Rabab al-Sadr Charafeddine (Arabic: رباب صدر; born 4 April 1944) is a Lebanese activist and president of the Imam al-Sadr Foundation. She is the sister of disappeared Shia imam and political leader Musa al-Sadr.

Early life 
Rabab al-Sadr was born in Qom, Iran on 4 April 1944. Her father, Sayyid Sadr al-Din al-Sadr, died when she was nine years old. In 1959, at the age of 15, she and her brother moved to Tyre, Lebanon, their ancestral home.

Education and family life 
In her youth, al-Sadr studied fashion design and painting at an Italian university. She completed a doctorate in philosophy in 2017, with the topic "The practical philosophy of the imam Musa al-Sadr".

She is the sister of political leader, Shia imam and Amal Movement leader Musa al-Sadr.

Al-Sadr was married to Hussein Charafeddine at age of 16. They have four children, including Raed Charafeddine and Najad Charafeddine. She has eleven grandchildren.

Career 
Al-Sadr is the president of the Tyre-based Imam al-Sadr Foundation, a non-governmental organization in southern Lebanon.

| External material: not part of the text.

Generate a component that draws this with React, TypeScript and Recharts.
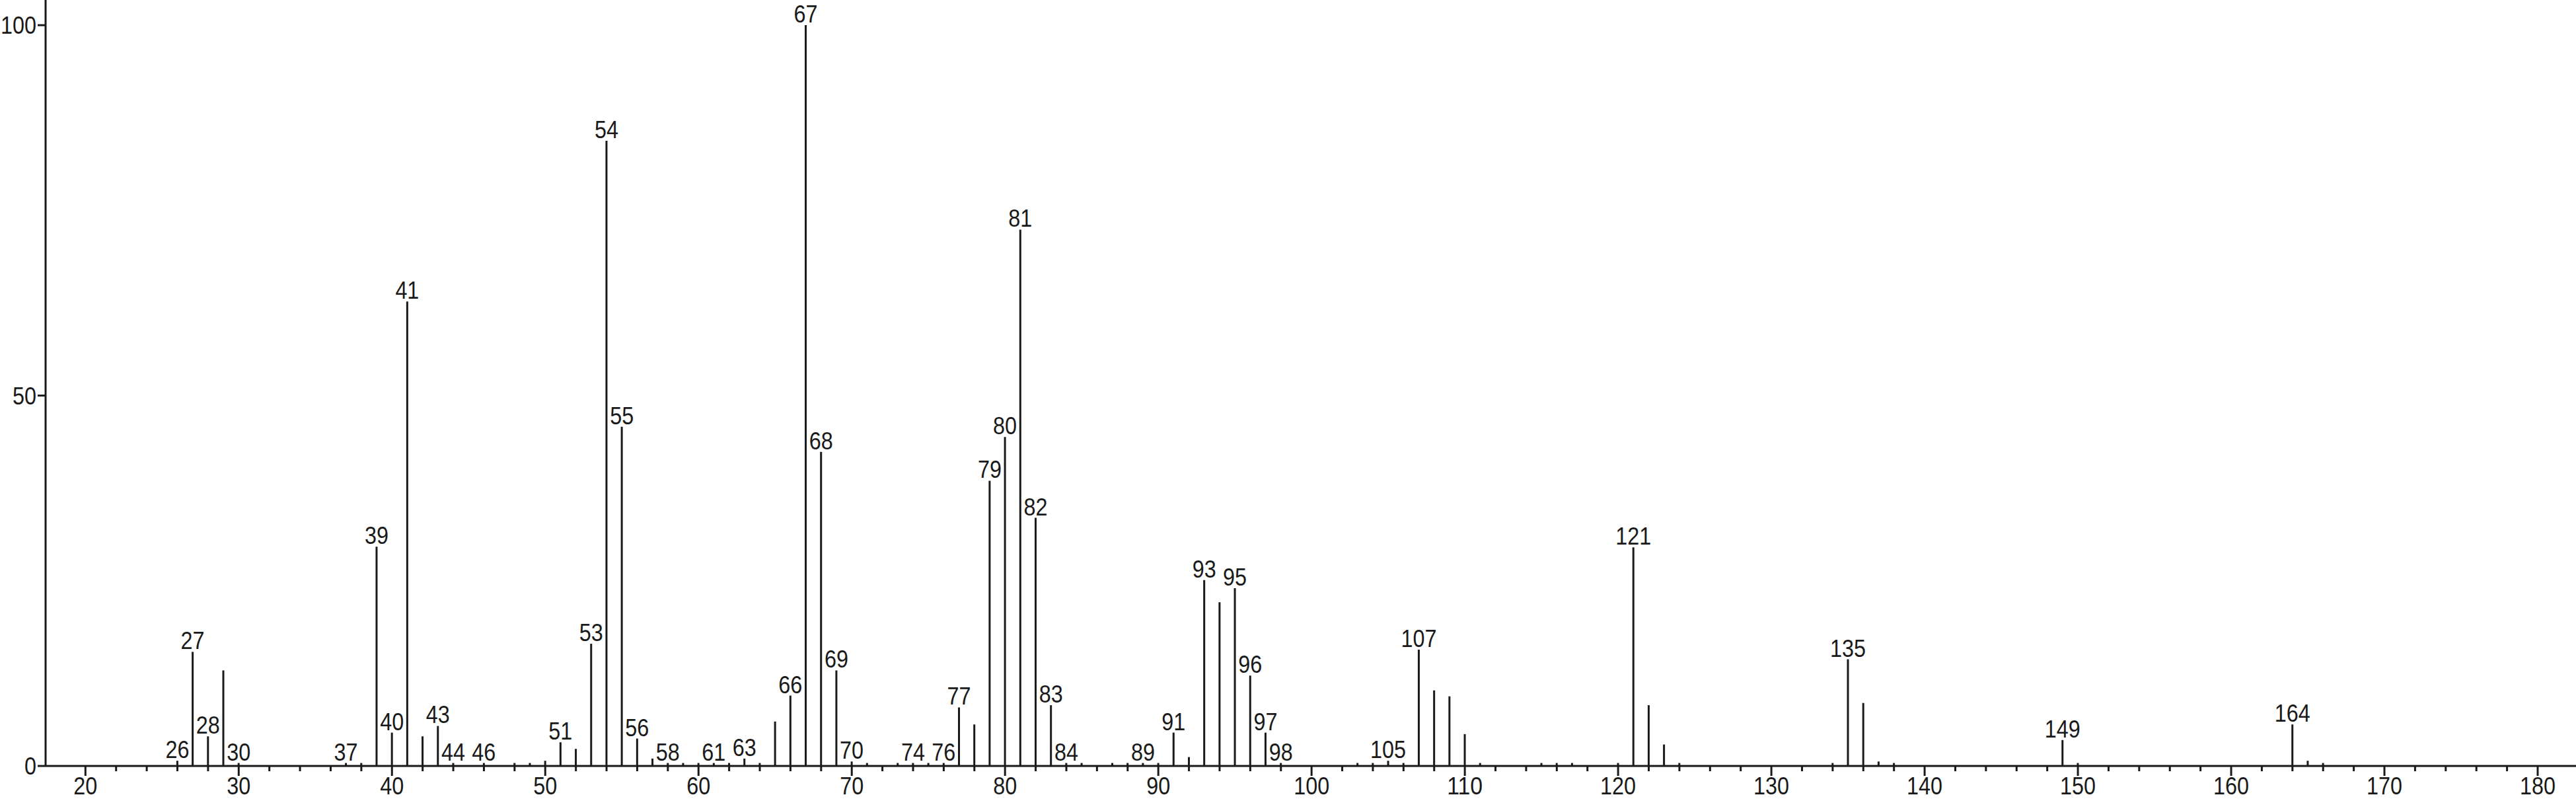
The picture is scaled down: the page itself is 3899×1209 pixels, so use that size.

The foundation traces it roots to the Dar al-Fatta ("Girls' House") founded by Rabab and Musa al-Sadr in 1962, three years after their arrival in Tyre. This organization taught women skills such as knitting, embroidery, housekeeping, and first aid. After Musa's disappearance on 31 August 1978, Rabab took over management. Since then, the foundation has grown to its current state, providing education, social, and health services.

During the Lebanese Civil War, al-Sadr traveled Lebanon trying to convince women to not let their male family members partake in the war, as well as offering guidance and services to those affected by the war. Also during the war, she negotiated for the release of victims of kidnapping on both sides.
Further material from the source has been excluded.